Short problem: Nothing may be dropped or altered: reproduce all the data.

Provided material:

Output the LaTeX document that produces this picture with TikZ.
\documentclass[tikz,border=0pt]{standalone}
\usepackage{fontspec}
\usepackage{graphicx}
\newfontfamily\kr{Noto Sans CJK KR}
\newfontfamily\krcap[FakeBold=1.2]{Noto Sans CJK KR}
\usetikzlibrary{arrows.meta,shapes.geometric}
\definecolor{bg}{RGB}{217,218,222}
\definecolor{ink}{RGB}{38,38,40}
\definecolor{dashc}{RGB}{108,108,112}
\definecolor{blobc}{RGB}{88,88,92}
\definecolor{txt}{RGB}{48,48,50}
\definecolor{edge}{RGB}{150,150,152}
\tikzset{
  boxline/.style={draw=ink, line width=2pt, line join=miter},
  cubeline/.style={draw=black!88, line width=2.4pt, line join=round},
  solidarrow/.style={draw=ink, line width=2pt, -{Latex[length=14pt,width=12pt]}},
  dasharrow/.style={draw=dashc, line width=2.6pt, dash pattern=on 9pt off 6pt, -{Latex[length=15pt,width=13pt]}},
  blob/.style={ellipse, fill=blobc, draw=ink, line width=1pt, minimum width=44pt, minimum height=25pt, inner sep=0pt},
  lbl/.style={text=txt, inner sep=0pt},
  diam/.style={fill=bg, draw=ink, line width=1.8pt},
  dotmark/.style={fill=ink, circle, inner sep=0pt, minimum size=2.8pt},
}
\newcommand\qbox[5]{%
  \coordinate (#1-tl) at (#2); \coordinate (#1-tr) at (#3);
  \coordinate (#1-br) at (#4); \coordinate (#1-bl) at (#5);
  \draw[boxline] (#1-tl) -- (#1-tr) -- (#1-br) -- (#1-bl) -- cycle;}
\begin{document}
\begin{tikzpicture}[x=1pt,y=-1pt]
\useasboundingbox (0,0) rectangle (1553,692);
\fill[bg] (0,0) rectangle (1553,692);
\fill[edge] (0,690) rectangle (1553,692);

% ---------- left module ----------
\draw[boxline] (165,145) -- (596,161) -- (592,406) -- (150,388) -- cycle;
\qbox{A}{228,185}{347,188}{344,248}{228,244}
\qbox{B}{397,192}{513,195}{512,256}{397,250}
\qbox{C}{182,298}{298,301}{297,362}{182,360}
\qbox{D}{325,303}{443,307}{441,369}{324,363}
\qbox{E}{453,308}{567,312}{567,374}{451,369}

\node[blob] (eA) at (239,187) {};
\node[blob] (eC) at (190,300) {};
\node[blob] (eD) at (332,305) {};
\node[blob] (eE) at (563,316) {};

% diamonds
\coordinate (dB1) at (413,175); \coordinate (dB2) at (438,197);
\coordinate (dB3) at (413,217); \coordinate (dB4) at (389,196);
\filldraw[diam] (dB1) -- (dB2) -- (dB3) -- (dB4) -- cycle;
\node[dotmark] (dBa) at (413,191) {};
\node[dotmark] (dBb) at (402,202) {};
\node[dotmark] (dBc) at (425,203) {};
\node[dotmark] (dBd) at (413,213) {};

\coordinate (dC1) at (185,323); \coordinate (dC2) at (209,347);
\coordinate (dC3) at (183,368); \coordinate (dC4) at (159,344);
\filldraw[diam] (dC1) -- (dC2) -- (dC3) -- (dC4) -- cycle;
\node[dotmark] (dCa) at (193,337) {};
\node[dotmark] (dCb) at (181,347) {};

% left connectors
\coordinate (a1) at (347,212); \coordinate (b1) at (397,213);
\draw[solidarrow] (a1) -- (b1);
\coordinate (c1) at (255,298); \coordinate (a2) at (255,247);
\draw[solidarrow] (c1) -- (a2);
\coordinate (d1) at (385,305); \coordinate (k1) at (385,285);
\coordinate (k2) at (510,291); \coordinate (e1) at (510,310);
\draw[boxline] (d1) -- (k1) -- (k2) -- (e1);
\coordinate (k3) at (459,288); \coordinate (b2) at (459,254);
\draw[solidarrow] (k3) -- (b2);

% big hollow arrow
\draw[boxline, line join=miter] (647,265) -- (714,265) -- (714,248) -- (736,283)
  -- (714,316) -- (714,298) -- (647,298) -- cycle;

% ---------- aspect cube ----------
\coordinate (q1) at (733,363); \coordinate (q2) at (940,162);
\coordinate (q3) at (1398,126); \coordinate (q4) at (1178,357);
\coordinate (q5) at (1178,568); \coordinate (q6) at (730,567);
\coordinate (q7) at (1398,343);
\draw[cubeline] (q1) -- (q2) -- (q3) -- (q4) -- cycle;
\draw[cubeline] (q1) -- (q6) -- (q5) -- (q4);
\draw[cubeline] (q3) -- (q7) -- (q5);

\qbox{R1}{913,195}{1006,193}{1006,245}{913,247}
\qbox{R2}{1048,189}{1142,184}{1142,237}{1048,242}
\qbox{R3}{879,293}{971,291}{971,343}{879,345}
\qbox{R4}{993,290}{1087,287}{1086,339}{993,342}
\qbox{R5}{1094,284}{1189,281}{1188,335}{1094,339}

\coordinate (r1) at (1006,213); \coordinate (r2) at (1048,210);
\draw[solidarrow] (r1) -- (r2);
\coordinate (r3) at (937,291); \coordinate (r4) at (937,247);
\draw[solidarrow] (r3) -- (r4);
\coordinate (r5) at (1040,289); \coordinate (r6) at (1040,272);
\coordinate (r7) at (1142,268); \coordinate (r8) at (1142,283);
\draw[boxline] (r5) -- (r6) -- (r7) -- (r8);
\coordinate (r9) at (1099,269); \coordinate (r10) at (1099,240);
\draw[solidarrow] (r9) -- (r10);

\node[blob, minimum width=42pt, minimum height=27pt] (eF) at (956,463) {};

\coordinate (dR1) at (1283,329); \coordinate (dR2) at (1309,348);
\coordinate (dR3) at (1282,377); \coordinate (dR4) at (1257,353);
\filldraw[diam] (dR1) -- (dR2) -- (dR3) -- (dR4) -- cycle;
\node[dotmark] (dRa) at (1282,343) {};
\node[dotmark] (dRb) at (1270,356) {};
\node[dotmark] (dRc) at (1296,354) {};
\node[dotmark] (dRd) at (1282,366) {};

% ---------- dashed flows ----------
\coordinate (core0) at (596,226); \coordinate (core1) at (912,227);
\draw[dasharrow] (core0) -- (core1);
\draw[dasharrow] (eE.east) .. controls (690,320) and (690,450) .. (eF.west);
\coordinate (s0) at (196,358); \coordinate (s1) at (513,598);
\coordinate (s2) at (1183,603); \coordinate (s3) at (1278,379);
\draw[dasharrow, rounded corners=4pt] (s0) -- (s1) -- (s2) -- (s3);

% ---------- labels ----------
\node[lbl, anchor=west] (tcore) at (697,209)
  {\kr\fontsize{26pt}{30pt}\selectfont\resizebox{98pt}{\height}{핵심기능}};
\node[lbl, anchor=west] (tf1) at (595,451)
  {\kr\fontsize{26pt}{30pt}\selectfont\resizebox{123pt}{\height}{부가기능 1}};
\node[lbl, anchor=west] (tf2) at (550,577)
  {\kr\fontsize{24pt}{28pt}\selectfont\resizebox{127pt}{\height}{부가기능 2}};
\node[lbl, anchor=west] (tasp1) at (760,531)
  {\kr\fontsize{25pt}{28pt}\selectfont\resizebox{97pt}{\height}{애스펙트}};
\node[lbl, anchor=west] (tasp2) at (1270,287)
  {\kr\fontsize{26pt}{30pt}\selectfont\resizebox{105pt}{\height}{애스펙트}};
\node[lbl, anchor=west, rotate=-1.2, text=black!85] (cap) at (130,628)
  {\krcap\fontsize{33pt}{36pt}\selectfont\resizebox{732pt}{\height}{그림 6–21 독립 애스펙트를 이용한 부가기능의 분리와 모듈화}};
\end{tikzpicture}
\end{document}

Output for this task:
Output the LaTeX document that produces this picture with TikZ.
\documentclass[tikz,border=0pt]{standalone}
\usepackage{fontspec}
\usepackage{graphicx}
\newfontfamily\kr{Noto Sans CJK KR}
\newfontfamily\krcap[FakeBold=1.2]{Noto Sans CJK KR}
\usetikzlibrary{arrows.meta,shapes.geometric}
\definecolor{bg}{RGB}{217,218,222}
\definecolor{ink}{RGB}{38,38,40}
\definecolor{dashc}{RGB}{108,108,112}
\definecolor{blobc}{RGB}{88,88,92}
\definecolor{txt}{RGB}{48,48,50}
\definecolor{edge}{RGB}{150,150,152}
\tikzset{
  boxline/.style={draw=ink, line width=2pt, line join=miter},
  cubeline/.style={draw=black!88, line width=2.4pt, line join=round},
  solidarrow/.style={draw=ink, line width=2pt, -{Latex[length=14pt,width=12pt]}},
  dasharrow/.style={draw=dashc, line width=2.6pt, dash pattern=on 9pt off 6pt, -{Latex[length=15pt,width=13pt]}},
  blob/.style={ellipse, fill=blobc, draw=ink, line width=1pt, minimum width=44pt, minimum height=25pt, inner sep=0pt},
  lbl/.style={text=txt, inner sep=0pt},
  diam/.style={fill=bg, draw=ink, line width=1.8pt},
  dotmark/.style={fill=ink, circle, inner sep=0pt, minimum size=2.8pt},
}
\newcommand\qbox[5]{%
  \coordinate (#1-tl) at (#2); \coordinate (#1-tr) at (#3);
  \coordinate (#1-br) at (#4); \coordinate (#1-bl) at (#5);
  \draw[boxline] (#1-tl) -- (#1-tr) -- (#1-br) -- (#1-bl) -- cycle;}
\begin{document}
\begin{tikzpicture}[x=1pt,y=-1pt]
\useasboundingbox (0,0) rectangle (1553,692);
\fill[bg] (0,0) rectangle (1553,692);
\fill[edge] (0,690) rectangle (1553,692);

% ---------- left module ----------
\draw[boxline] (165,145) -- (596,161) -- (592,406) -- (150,388) -- cycle;
\qbox{A}{228,185}{347,188}{344,248}{228,244}
\qbox{B}{397,192}{513,195}{512,256}{397,250}
\qbox{C}{182,298}{298,301}{297,362}{182,360}
\qbox{D}{325,303}{443,307}{441,369}{324,363}
\qbox{E}{453,308}{567,312}{567,374}{451,369}

\node[blob] (eA) at (239,187) {};
\node[blob] (eC) at (190,300) {};
\node[blob] (eD) at (332,305) {};
\node[blob] (eE) at (563,316) {};

% diamonds
\coordinate (dB1) at (413,175); \coordinate (dB2) at (438,197);
\coordinate (dB3) at (413,217); \coordinate (dB4) at (389,196);
\filldraw[diam] (dB1) -- (dB2) -- (dB3) -- (dB4) -- cycle;
\node[dotmark] (dBa) at (413,191) {};
\node[dotmark] (dBb) at (402,202) {};
\node[dotmark] (dBc) at (425,203) {};
\node[dotmark] (dBd) at (413,213) {};

\coordinate (dC1) at (185,323); \coordinate (dC2) at (209,347);
\coordinate (dC3) at (183,368); \coordinate (dC4) at (159,344);
\filldraw[diam] (dC1) -- (dC2) -- (dC3) -- (dC4) -- cycle;
\node[dotmark] (dCa) at (193,337) {};
\node[dotmark] (dCb) at (181,347) {};

% left connectors
\coordinate (a1) at (347,212); \coordinate (b1) at (397,213);
\draw[solidarrow] (a1) -- (b1);
\coordinate (c1) at (255,298); \coordinate (a2) at (255,247);
\draw[solidarrow] (c1) -- (a2);
\coordinate (d1) at (385,305); \coordinate (k1) at (385,285);
\coordinate (k2) at (510,291); \coordinate (e1) at (510,310);
\draw[boxline] (d1) -- (k1) -- (k2) -- (e1);
\coordinate (k3) at (459,288); \coordinate (b2) at (459,254);
\draw[solidarrow] (k3) -- (b2);

% big hollow arrow
\draw[boxline, line join=miter] (647,265) -- (714,265) -- (714,248) -- (736,283)
  -- (714,316) -- (714,298) -- (647,298) -- cycle;

% ---------- aspect cube ----------
\coordinate (q1) at (733,363); \coordinate (q2) at (940,162);
\coordinate (q3) at (1398,126); \coordinate (q4) at (1178,357);
\coordinate (q5) at (1178,568); \coordinate (q6) at (730,567);
\coordinate (q7) at (1398,343);
\draw[cubeline] (q1) -- (q2) -- (q3) -- (q4) -- cycle;
\draw[cubeline] (q1) -- (q6) -- (q5) -- (q4);
\draw[cubeline] (q3) -- (q7) -- (q5);

\qbox{R1}{913,195}{1006,193}{1006,245}{913,247}
\qbox{R2}{1048,189}{1142,184}{1142,237}{1048,242}
\qbox{R3}{879,293}{971,291}{971,343}{879,345}
\qbox{R4}{993,290}{1087,287}{1086,339}{993,342}
\qbox{R5}{1094,284}{1189,281}{1188,335}{1094,339}

\coordinate (r1) at (1006,213); \coordinate (r2) at (1048,210);
\draw[solidarrow] (r1) -- (r2);
\coordinate (r3) at (937,291); \coordinate (r4) at (937,247);
\draw[solidarrow] (r3) -- (r4);
\coordinate (r5) at (1040,289); \coordinate (r6) at (1040,272);
\coordinate (r7) at (1142,268); \coordinate (r8) at (1142,283);
\draw[boxline] (r5) -- (r6) -- (r7) -- (r8);
\coordinate (r9) at (1099,269); \coordinate (r10) at (1099,240);
\draw[solidarrow] (r9) -- (r10);

\node[blob, minimum width=42pt, minimum height=27pt] (eF) at (956,463) {};

\coordinate (dR1) at (1283,329); \coordinate (dR2) at (1309,348);
\coordinate (dR3) at (1282,377); \coordinate (dR4) at (1257,353);
\filldraw[diam] (dR1) -- (dR2) -- (dR3) -- (dR4) -- cycle;
\node[dotmark] (dRa) at (1282,343) {};
\node[dotmark] (dRb) at (1270,356) {};
\node[dotmark] (dRc) at (1296,354) {};
\node[dotmark] (dRd) at (1282,366) {};

% ---------- dashed flows ----------
\coordinate (core0) at (596,226); \coordinate (core1) at (912,227);
\draw[dasharrow] (core0) -- (core1);
\draw[dasharrow] (eE.east) .. controls (690,320) and (690,450) .. (eF.west);
\coordinate (s0) at (196,358); \coordinate (s1) at (513,598);
\coordinate (s2) at (1183,603); \coordinate (s3) at (1278,379);
\draw[dasharrow, rounded corners=4pt] (s0) -- (s1) -- (s2) -- (s3);

% ---------- labels ----------
\node[lbl, anchor=west] (tcore) at (697,209)
  {\kr\fontsize{26pt}{30pt}\selectfont\resizebox{98pt}{\height}{핵심기능}};
\node[lbl, anchor=west] (tf1) at (595,451)
  {\kr\fontsize{26pt}{30pt}\selectfont\resizebox{123pt}{\height}{부가기능 1}};
\node[lbl, anchor=west] (tf2) at (550,577)
  {\kr\fontsize{24pt}{28pt}\selectfont\resizebox{127pt}{\height}{부가기능 2}};
\node[lbl, anchor=west] (tasp1) at (760,531)
  {\kr\fontsize{25pt}{28pt}\selectfont\resizebox{97pt}{\height}{애스펙트}};
\node[lbl, anchor=west] (tasp2) at (1270,287)
  {\kr\fontsize{26pt}{30pt}\selectfont\resizebox{105pt}{\height}{애스펙트}};
\node[lbl, anchor=west, rotate=-1.2, text=black!85] (cap) at (130,628)
  {\krcap\fontsize{33pt}{36pt}\selectfont\resizebox{732pt}{\height}{그림 6–21 독립 애스펙트를 이용한 부가기능의 분리와 모듈화}};
\end{tikzpicture}
\end{document}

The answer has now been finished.